For teams running paid social in-house — rotating creatives weekly, testing new audiences in days, seeing performance in real time — that lag is a structural disadvantage. The channel can move as fast as social does. The managed-service model can’t.

Self-serve CTV removes those layers entirely. The decisions that once required a media buyer are handled directly in Vibe’s campaign management dashboard: set your audience, choose channels from premium streaming inventory, pace your budget, and see performance without waiting for a weekly wrap report. If something isn’t working, you change it that day — the same feedback loop you already run on Meta and Google.

Eden Prairie Center, a regional mall in suburban Minneapolis, launched its first CTV campaign in under two weeks on Vibe — including audience build, creative upload, and channel selection across Hulu, Peacock, Tubi, and Paramount+. By the holiday season, they’d grown from 17,000 households reached to 100,000. Read how Eden Prairie did it.
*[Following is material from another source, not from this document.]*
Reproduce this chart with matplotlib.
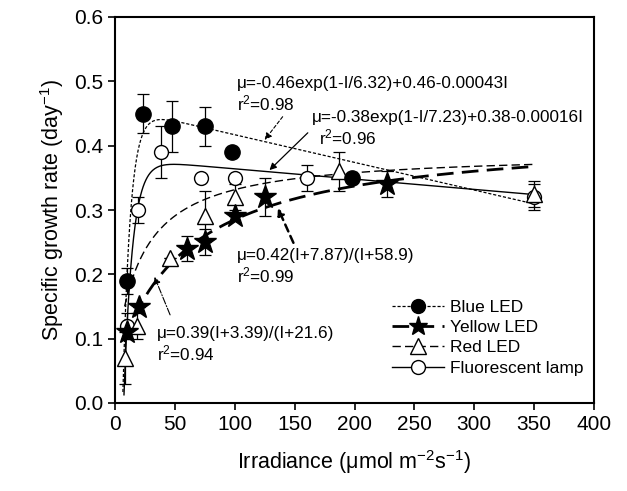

For context on costs alongside speed, the CTV advertising rates guide covers typical CPM benchmarks for self-serve campaigns. Vibe’s pricing starts at $50/day with no annual contract.

Start at $50/day. No annual contract.

FAQ

How fast can a CTV campaign go from setup to live?

On a self-serve platform like Vibe, a CTV campaign can go live the same day if your creative is ready. Ad review takes a few hours for most creatives, and audience and budget setup takes under 30 minutes. Farm & Home Supply has seen impressions start within two hours of campaign submission — across more than 30 campaigns on the platform.

Can I launch a CTV campaign without an agency?

Yes. Self-serve CTV lets you configure targeting, upload creative, select channels, and manage budget directly — the same workflow you’d use on Meta or Google. Vibe includes customer support if you want guidance on your first campaign, but nothing in the setup process requires an external agency or a minimum spend commitment.

What do I need to have ready before launching a CTV campaign?

At minimum: a video file in a standard format like MP4, a daily budget, and a target audience. Most advertisers start with interest and demographic segments already available in the platform. If you want to use CRM data — like a Klaviyo segment — that setup takes an extra hour the first time but runs automatically on all future campaigns.

How long does ad review take on streaming TV?

Most creatives clear review within a few hours of submission. Platforms check for technical spec compliance, broadcast-standard audio levels, and content standards. Standard video files in accepted formats typically pass the same day. Creative requiring revision — wrong aspect ratio, audio out of spec, or content in a restricted category — can add one to two business days.